Leave out the pictures and retype only the lines from the opening line to the line that holds "d => colors[d.j]);", both ends included.

## BEGIN RECORDED INFORMATION

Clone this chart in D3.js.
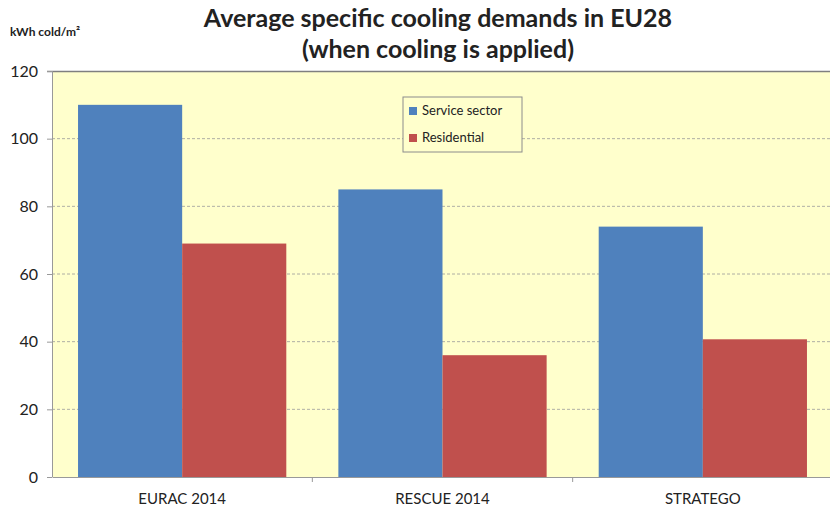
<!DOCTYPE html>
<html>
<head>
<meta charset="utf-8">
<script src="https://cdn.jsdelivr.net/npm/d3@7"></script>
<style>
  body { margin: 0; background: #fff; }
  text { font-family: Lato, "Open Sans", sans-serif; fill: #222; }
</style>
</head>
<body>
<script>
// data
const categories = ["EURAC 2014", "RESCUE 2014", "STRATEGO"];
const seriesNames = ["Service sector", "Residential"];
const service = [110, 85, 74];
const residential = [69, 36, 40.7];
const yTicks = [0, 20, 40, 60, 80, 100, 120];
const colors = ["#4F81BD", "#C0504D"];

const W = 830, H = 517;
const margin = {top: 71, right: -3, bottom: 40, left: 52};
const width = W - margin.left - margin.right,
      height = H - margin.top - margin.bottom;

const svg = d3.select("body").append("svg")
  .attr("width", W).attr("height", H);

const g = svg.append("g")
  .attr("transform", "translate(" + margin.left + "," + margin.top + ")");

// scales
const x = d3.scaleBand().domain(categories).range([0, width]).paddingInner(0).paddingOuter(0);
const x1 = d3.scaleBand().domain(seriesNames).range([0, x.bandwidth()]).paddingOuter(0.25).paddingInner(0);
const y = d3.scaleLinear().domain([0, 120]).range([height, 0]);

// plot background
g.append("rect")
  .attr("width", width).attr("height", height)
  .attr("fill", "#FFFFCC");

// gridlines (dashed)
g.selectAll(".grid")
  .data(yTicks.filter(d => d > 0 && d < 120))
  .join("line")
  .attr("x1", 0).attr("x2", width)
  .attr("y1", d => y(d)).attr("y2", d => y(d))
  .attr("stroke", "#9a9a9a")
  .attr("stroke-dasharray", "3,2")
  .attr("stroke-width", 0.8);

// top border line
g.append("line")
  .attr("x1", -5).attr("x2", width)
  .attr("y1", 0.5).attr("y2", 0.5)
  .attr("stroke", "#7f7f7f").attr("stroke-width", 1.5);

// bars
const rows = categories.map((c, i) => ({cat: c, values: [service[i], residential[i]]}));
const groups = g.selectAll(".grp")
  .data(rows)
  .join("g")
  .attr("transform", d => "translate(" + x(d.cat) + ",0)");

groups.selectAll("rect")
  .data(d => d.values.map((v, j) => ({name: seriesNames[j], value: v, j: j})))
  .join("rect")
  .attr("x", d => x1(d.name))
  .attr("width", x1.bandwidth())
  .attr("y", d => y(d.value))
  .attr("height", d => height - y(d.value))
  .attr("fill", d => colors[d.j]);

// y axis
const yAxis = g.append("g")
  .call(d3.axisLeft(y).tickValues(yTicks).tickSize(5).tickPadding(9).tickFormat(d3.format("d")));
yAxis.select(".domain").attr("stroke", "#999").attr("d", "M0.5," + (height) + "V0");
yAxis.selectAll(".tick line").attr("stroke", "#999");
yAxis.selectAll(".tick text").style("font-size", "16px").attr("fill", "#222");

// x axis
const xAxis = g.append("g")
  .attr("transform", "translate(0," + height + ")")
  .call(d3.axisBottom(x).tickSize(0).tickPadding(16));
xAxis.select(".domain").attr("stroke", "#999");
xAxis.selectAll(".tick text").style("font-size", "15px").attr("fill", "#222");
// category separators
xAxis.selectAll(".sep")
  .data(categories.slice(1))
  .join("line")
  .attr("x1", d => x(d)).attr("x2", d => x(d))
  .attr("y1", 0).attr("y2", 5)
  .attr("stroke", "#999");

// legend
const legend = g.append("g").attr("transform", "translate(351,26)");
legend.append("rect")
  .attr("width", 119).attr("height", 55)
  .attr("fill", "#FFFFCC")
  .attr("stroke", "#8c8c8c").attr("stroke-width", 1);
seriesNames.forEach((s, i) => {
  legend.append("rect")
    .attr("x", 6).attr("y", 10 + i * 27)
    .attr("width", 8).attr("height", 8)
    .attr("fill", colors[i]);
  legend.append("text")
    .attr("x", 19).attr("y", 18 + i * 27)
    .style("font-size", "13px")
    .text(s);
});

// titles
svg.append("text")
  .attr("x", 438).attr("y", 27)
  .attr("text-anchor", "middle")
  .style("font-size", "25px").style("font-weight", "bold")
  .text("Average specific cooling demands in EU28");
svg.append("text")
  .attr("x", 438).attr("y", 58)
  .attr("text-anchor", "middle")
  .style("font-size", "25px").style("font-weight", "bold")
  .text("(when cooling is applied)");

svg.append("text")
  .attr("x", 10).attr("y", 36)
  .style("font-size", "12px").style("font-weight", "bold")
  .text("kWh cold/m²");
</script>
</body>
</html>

## END RECORDED INFORMATION

SOLUTION:
Clone this chart in D3.js.
<!DOCTYPE html>
<html>
<head>
<meta charset="utf-8">
<script src="https://cdn.jsdelivr.net/npm/d3@7"></script>
<style>
  body { margin: 0; background: #fff; }
  text { font-family: Lato, "Open Sans", sans-serif; fill: #222; }
</style>
</head>
<body>
<script>
// data
const categories = ["EURAC 2014", "RESCUE 2014", "STRATEGO"];
const seriesNames = ["Service sector", "Residential"];
const service = [110, 85, 74];
const residential = [69, 36, 40.7];
const yTicks = [0, 20, 40, 60, 80, 100, 120];
const colors = ["#4F81BD", "#C0504D"];

const W = 830, H = 517;
const margin = {top: 71, right: -3, bottom: 40, left: 52};
const width = W - margin.left - margin.right,
      height = H - margin.top - margin.bottom;

const svg = d3.select("body").append("svg")
  .attr("width", W).attr("height", H);

const g = svg.append("g")
  .attr("transform", "translate(" + margin.left + "," + margin.top + ")");

// scales
const x = d3.scaleBand().domain(categories).range([0, width]).paddingInner(0).paddingOuter(0);
const x1 = d3.scaleBand().domain(seriesNames).range([0, x.bandwidth()]).paddingOuter(0.25).paddingInner(0);
const y = d3.scaleLinear().domain([0, 120]).range([height, 0]);

// plot background
g.append("rect")
  .attr("width", width).attr("height", height)
  .attr("fill", "#FFFFCC");

// gridlines (dashed)
g.selectAll(".grid")
  .data(yTicks.filter(d => d > 0 && d < 120))
  .join("line")
  .attr("x1", 0).attr("x2", width)
  .attr("y1", d => y(d)).attr("y2", d => y(d))
  .attr("stroke", "#9a9a9a")
  .attr("stroke-dasharray", "3,2")
  .attr("stroke-width", 0.8);

// top border line
g.append("line")
  .attr("x1", -5).attr("x2", width)
  .attr("y1", 0.5).attr("y2", 0.5)
  .attr("stroke", "#7f7f7f").attr("stroke-width", 1.5);

// bars
const rows = categories.map((c, i) => ({cat: c, values: [service[i], residential[i]]}));
const groups = g.selectAll(".grp")
  .data(rows)
  .join("g")
  .attr("transform", d => "translate(" + x(d.cat) + ",0)");

groups.selectAll("rect")
  .data(d => d.values.map((v, j) => ({name: seriesNames[j], value: v, j: j})))
  .join("rect")
  .attr("x", d => x1(d.name))
  .attr("width", x1.bandwidth())
  .attr("y", d => y(d.value))
  .attr("height", d => height - y(d.value))
  .attr("fill", d => colors[d.j]);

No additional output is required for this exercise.